Yo al profe Monk lo veía como a un chabón grande en todos los sentidos; tenía marcas en la cara que nunca supe si eran huellas de la vida o cicatrices de algún sarampión; su altura le daba una ternura inexplicable que, muy a pesar de sus raras camisas noventosas, lo rejuvenecía. Por lo menos dos de mis compañeras estaban enamoradas de él. Yo estaba enamorada de sus clases, que incluían dibujos de tipitos hechos con palitos para narrar historias de ópera ambientadas al 2000 al mejor estilo Romeo y Julieta por Leo Di Caprio en NYC, de sus "1, 2, 3, ooh" antes de dar play a un audio y de su talento para hacernos llorar de la risa, después comprobable en sus diferentes shows en vivo. A fin de ese año el profe se fue a Alemania, para nosotros, un país que solo figuraba en libros y en sus anécdotas. Cuando volvió estaba agrandadísimo -esto sería gracioso si lo conocieran; el chabón medía un metro cincuenta- nos dijo que, a pesar de su ausencia de un mes, veníamos bien con la materia. No sé a qué iba con esto pero me acordé que una amiga, mitad en broma y mitad verdad, decía que se iba a llevar la materia a propósito para tener más clases con él en diciembre. Posta.
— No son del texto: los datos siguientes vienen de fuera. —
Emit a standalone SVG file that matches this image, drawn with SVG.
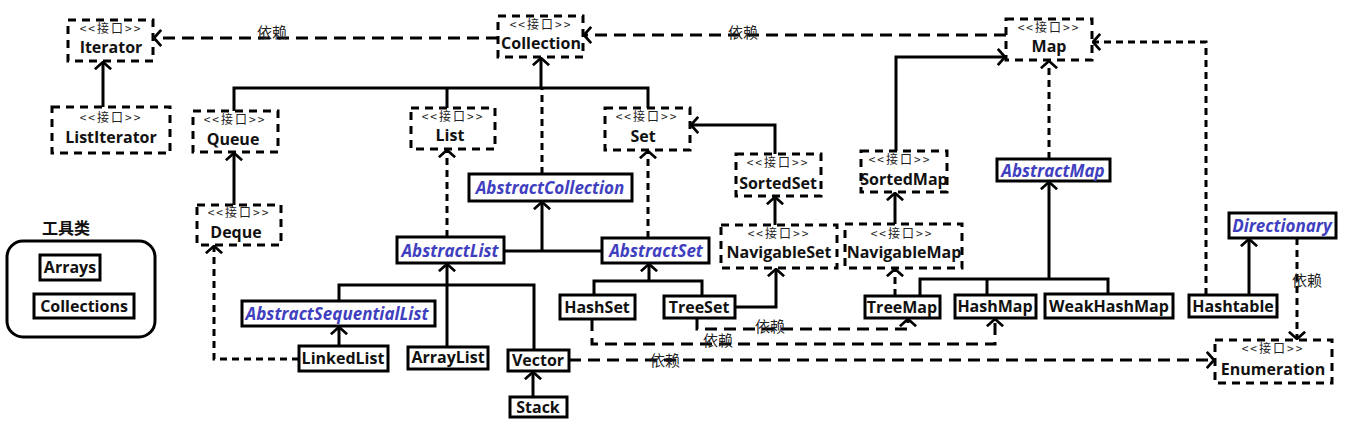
<svg xmlns="http://www.w3.org/2000/svg" width="1346" height="428" viewBox="0 0 1346 428">
<style>
.bg{fill:#fff}
.ibox{fill:#fff;stroke:#000;stroke-width:3;stroke-dasharray:8,6}
.cbox{fill:#fff;stroke:#000;stroke-width:3}
.st{font-family:"Noto Sans CJK SC","Noto Sans",sans-serif;font-size:12px;letter-spacing:2px;fill:#222;text-anchor:middle}
.nm{font-family:"Open Sans","Noto Sans",sans-serif;font-size:16px;font-weight:bold;fill:#111;text-anchor:middle}
.ab{font-family:"Open Sans","Noto Sans",sans-serif;font-size:17px;font-weight:bold;font-style:italic;fill:#3f3fbf;text-anchor:middle}
.lb{font-family:"Noto Sans CJK SC",sans-serif;font-size:15px;fill:#222;text-anchor:middle}
.sol{fill:none;stroke:#000;stroke-width:3}
.imp{fill:none;stroke:#000;stroke-width:3;stroke-dasharray:7,5}
.dep{fill:none;stroke:#000;stroke-width:3;stroke-dasharray:12,7}
</style>
<defs>
<marker id="arr" viewBox="0 0 10 20" refX="9" refY="10" markerWidth="9" markerHeight="18" orient="auto" markerUnits="userSpaceOnUse">
<path d="M1,1 L9,10 L1,19" fill="none" stroke="#000" stroke-width="3"/>
</marker>
</defs>
<rect class="bg" x="0" y="0" width="1346" height="428"/>

<g id="connectors">
<path class="sol" d="M103,107 V62" marker-end="url(#arr)"/>
<path class="sol" d="M234,111 V88 H648 V108 M447,88 V108"/>
<path class="sol" d="M541,88 V58" marker-end="url(#arr)"/>
<path class="sol" d="M234,205 V153" marker-end="url(#arr)"/>
<path class="sol" d="M775,154 V125 H691" marker-end="url(#arr)"/>
<path class="sol" d="M775,225 V197" marker-end="url(#arr)"/>
<path class="sol" d="M896,151 V57 H1005" marker-end="url(#arr)"/>
<path class="sol" d="M895,224 V193" marker-end="url(#arr)"/>
<path class="sol" d="M504,251 H602"/>
<path class="sol" d="M542,251 V202" marker-end="url(#arr)"/>
<path class="sol" d="M594,295 V281 H702 V296"/>
<path class="sol" d="M649,281 V264" marker-end="url(#arr)"/>
<path class="sol" d="M735,307 H776 V269" marker-end="url(#arr)"/>
<path class="sol" d="M447,347 V264" marker-end="url(#arr)"/>
<path class="sol" d="M339,301 V285 H534 V350"/>
<path class="sol" d="M339,346 V327" marker-end="url(#arr)"/>
<path class="sol" d="M533,397 V372" marker-end="url(#arr)"/>
<path class="sol" d="M920,296 V279 H1108 V294 M987,279 V295"/>
<path class="sol" d="M1049,279 V182" marker-end="url(#arr)"/>
<path class="sol" d="M1249,295 V239" marker-end="url(#arr)"/>
<path class="imp" d="M542,174 V88"/>
<path class="imp" d="M447,237 V150" marker-end="url(#arr)"/>
<path class="imp" d="M648,238 V151" marker-end="url(#arr)"/>
<path class="imp" d="M1049,159 V61" marker-end="url(#arr)"/>
<path class="imp" d="M895,296 V269" marker-end="url(#arr)"/>
<path class="imp" d="M1206,295 V42 H1093" marker-end="url(#arr)"/>
<path class="imp" d="M299,359 H214 V246" marker-end="url(#arr)"/>
<path class="imp" d="M1297,238 V339" marker-end="url(#arr)"/>
<path class="dep" d="M498,38 H154" marker-end="url(#arr)"/>
<path class="dep" d="M1006,35 H584" marker-end="url(#arr)"/>
<path class="dep" d="M697,318 V329 H908 V319" marker-end="url(#arr)"/>
<path class="dep" d="M592,319 V344 H995 V319" marker-end="url(#arr)"/>
<path class="dep" d="M569,360 H1214" marker-end="url(#arr)"/>
<text class="lb" x="272" y="38">依赖</text>
<text class="lb" x="743" y="38">依赖</text>
<text class="lb" x="770" y="332">依赖</text>
<text class="lb" x="718" y="346">依赖</text>
<text class="lb" x="665" y="366">依赖</text>
<text class="lb" x="1307" y="286">依赖</text>
</g>

<g id="Iterator"><rect class="ibox" x="68" y="20" width="85" height="41"/><text class="st" x="111" y="33">&lt;&lt;接口&gt;&gt;</text><text class="nm" x="111" y="53">Iterator</text></g>
<g id="ListIterator"><rect class="ibox" x="52" y="107" width="118" height="46"/><text class="st" x="111" y="122">&lt;&lt;接口&gt;&gt;</text><text class="nm" x="111" y="143">ListIterator</text></g>
<g id="Collection"><rect class="ibox" x="498" y="16" width="85" height="41"/><text class="st" x="541" y="29">&lt;&lt;接口&gt;&gt;</text><text class="nm" x="541" y="49">Collection</text></g>
<g id="Map"><rect class="ibox" x="1006" y="19" width="86" height="41"/><text class="st" x="1049" y="32">&lt;&lt;接口&gt;&gt;</text><text class="nm" x="1049" y="52">Map</text></g>
<g id="Queue"><rect class="ibox" x="193" y="111" width="85" height="41"/><text class="st" x="235" y="124">&lt;&lt;接口&gt;&gt;</text><text class="nm" x="233" y="145">Queue</text></g>
<g id="List"><rect class="ibox" x="411" y="108" width="84" height="41"/><text class="st" x="453" y="121">&lt;&lt;接口&gt;&gt;</text><text class="nm" x="450" y="141">List</text></g>
<g id="Set"><rect class="ibox" x="605" y="108" width="85" height="42"/><text class="st" x="647" y="121">&lt;&lt;接口&gt;&gt;</text><text class="nm" x="643" y="142">Set</text></g>
<g id="Deque"><rect class="ibox" x="197" y="205" width="84" height="40"/><text class="st" x="239" y="217">&lt;&lt;接口&gt;&gt;</text><text class="nm" x="236" y="238">Deque</text></g>
<g id="SortedSet"><rect class="ibox" x="736" y="154" width="85" height="42"/><text class="st" x="778" y="167">&lt;&lt;接口&gt;&gt;</text><text class="nm" x="778" y="189">SortedSet</text></g>
<g id="SortedMap"><rect class="ibox" x="861" y="151" width="86" height="41"/><text class="st" x="900" y="164">&lt;&lt;接口&gt;&gt;</text><text class="nm" x="904" y="185">SortedMap</text></g>
<g id="NavigableSet"><rect class="ibox" x="721" y="225" width="116" height="43"/><text class="st" x="779" y="238">&lt;&lt;接口&gt;&gt;</text><text class="nm" x="779" y="258">NavigableSet</text></g>
<g id="NavigableMap"><rect class="ibox" x="845" y="224" width="117" height="44"/><text class="st" x="902" y="238">&lt;&lt;接口&gt;&gt;</text><text class="nm" x="904" y="258">NavigableMap</text></g>
<g id="Enumeration"><rect class="ibox" x="1215" y="340" width="117" height="43"/><text class="st" x="1273" y="353">&lt;&lt;接口&gt;&gt;</text><text class="nm" x="1273" y="375">Enumeration</text></g>

<g id="AbstractCollection"><rect class="cbox" x="469" y="174" width="163" height="27"/><text class="ab" x="550" y="194">AbstractCollection</text></g>
<g id="AbstractList"><rect class="cbox" x="397" y="237" width="107" height="26"/><text class="ab" x="450" y="257">AbstractList</text></g>
<g id="AbstractSet"><rect class="cbox" x="602" y="238" width="107" height="25"/><text class="ab" x="656" y="257">AbstractSet</text></g>
<g id="AbstractMap"><rect class="cbox" x="997" y="159" width="113" height="22"/><text class="ab" x="1053" y="177">AbstractMap</text></g>
<g id="Directionary"><rect class="cbox" x="1229" y="213" width="107" height="25"/><text class="ab" x="1282" y="232">Directionary</text></g>
<g id="AbstractSequentialList"><rect class="cbox" x="242" y="301" width="193" height="25"/><text class="ab" x="337" y="320">AbstractSequentialList</text></g>

<g id="HashSet"><rect class="cbox" x="560" y="295" width="75" height="24"/><text class="nm" x="597" y="313">HashSet</text></g>
<g id="TreeSet"><rect class="cbox" x="664" y="296" width="71" height="22"/><text class="nm" x="699" y="313">TreeSet</text></g>
<g id="TreeMap"><rect class="cbox" x="865" y="296" width="75" height="22"/><text class="nm" x="902" y="313">TreeMap</text></g>
<g id="HashMap"><rect class="cbox" x="955" y="295" width="81" height="23"/><text class="nm" x="995" y="312">HashMap</text></g>
<g id="WeakHashMap"><rect class="cbox" x="1045" y="294" width="128" height="24"/><text class="nm" x="1109" y="312">WeakHashMap</text></g>
<g id="Hashtable"><rect class="cbox" x="1189" y="295" width="88" height="22"/><text class="nm" x="1233" y="312">Hashtable</text></g>
<g id="LinkedList"><rect class="cbox" x="299" y="346" width="89" height="25"/><text class="nm" x="343" y="364">LinkedList</text></g>
<g id="ArrayList"><rect class="cbox" x="408" y="347" width="80" height="22"/><text class="nm" x="448" y="363">ArrayList</text></g>
<g id="Vector"><rect class="cbox" x="508" y="350" width="61" height="21"/><text class="nm" x="538" y="366">Vector</text></g>
<g id="Stack"><rect class="cbox" x="510" y="397" width="57" height="20"/><text class="nm" x="538" y="413">Stack</text></g>

<g id="tools">
<text class="nm" x="66" y="234" style="font-family:'Noto Sans CJK SC',sans-serif">工具类</text>
<rect class="cbox" x="7" y="241" width="148" height="96" rx="16" ry="16"/>
</g>
<g id="Arrays"><rect class="cbox" x="40" y="255" width="60" height="25"/><text class="nm" x="70" y="273">Arrays</text></g>
<g id="Collections"><rect class="cbox" x="34" y="294" width="100" height="24"/><text class="nm" x="84" y="312">Collections</text></g>
</svg>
Finalmente llegó noveno, nuestra utopía más allá de toda esa boludes de viaje a Córdoba, buzos y bandera de egresados. Ese año el profe Monk nos iba a dar la historia del rock. Pero nos cagó y dejó la enseñanza para meterse de lleno con su banda. Nos pusieron de suplente a Pablo, un pobre pibe que padecía cada día de su vida desde que entraba hasta que salía de nuestra aula. Pablo era un pseudo hippie fan de Árbol que se creía que teníamos cinco años. Era un boludo que nos hacía cantar Sumo mientras nosotros queríamos escuchar acerca de Elvis Presley. En realidad, hiciera lo que hiciera lo ibamos a odiar. Queríamos a Monk, sabíamos que nos estábamos perdiendo a un especialista en talk shows al frente del curso. ¡Pobre Pablo!, no merecía que mis compañeros le hicieran mierda las ollas que había traído de su casa para que improvisáramos sonidos nuevos.

Invitaciones a los shows del profe Monk y publicidades de sus discos.  
En fin, Monk siempre nos había invitado a sus shows y jodía diciendo que el que fuera iba a tener un diez en el trimestre, así que un día que no lo pudimos extrañar más nos mandamos a una de sus presentaciones en el Centro Cultural de Adrogué. En frente del lugar, donde había una cola de una cuadra, estaba el profe de plástica fumándose un pucho. Juan Carlos nos saludó con la mano y fue ahí cuando nos dimos cuenta de que nada era como en el colegio. Con mi amiga no podíamos creer la cantidad de gente que conocía a nuestro profe, la cantidad de risas que se escuchaban y la cantidad de aplausos que resonaban cuando interpretaba cada una de las canciones de sus discos Prueba y error, Lo menos, Tinte local y El buen modo. Ya de más grande, tuve que hacer una entrevista a un artista para la facultad y vi en eso la mejor excusa para, básicamente, volver a verlo. Pero en la facu me pedían alguien que hubiese sacado su obra dentro de ese mes y el profe todavía estaba grabando su último disco Canciones con nombre de niño. Así que nunca le hice la nota. Nunca le pude confesar que mi amiga y yo tenemos dos discos suyos que nos afanamos del colegio porque sabíamos que iban a estar en el cajón de sala de profesores hasta pudrirse, nunca le dije que era mi caballito de batalla a la hora de hablar de un profe en los writing de inglés, nunca le dije que lo único que perjudicaba a su imagen era su obsesión por María Elena Walsh, que había sido el mejor profe del mundo, que logra que me ponga cursi al hablar de alguien más y que es y será una influencia para cada uno de estos pibes que aprendió, algunos por un rato y otros para siempre, a amar la música clásica, a tratar todo con humor y a rescatar lo lindo de cada persona y cada canción.


Uno de los discos que tomamos prestados para siempre con mi amiga. Nadie nos vio. Ella tiene La flauta mágica. Ninguna salió perdiendo. Ojalá la directora no lea esto.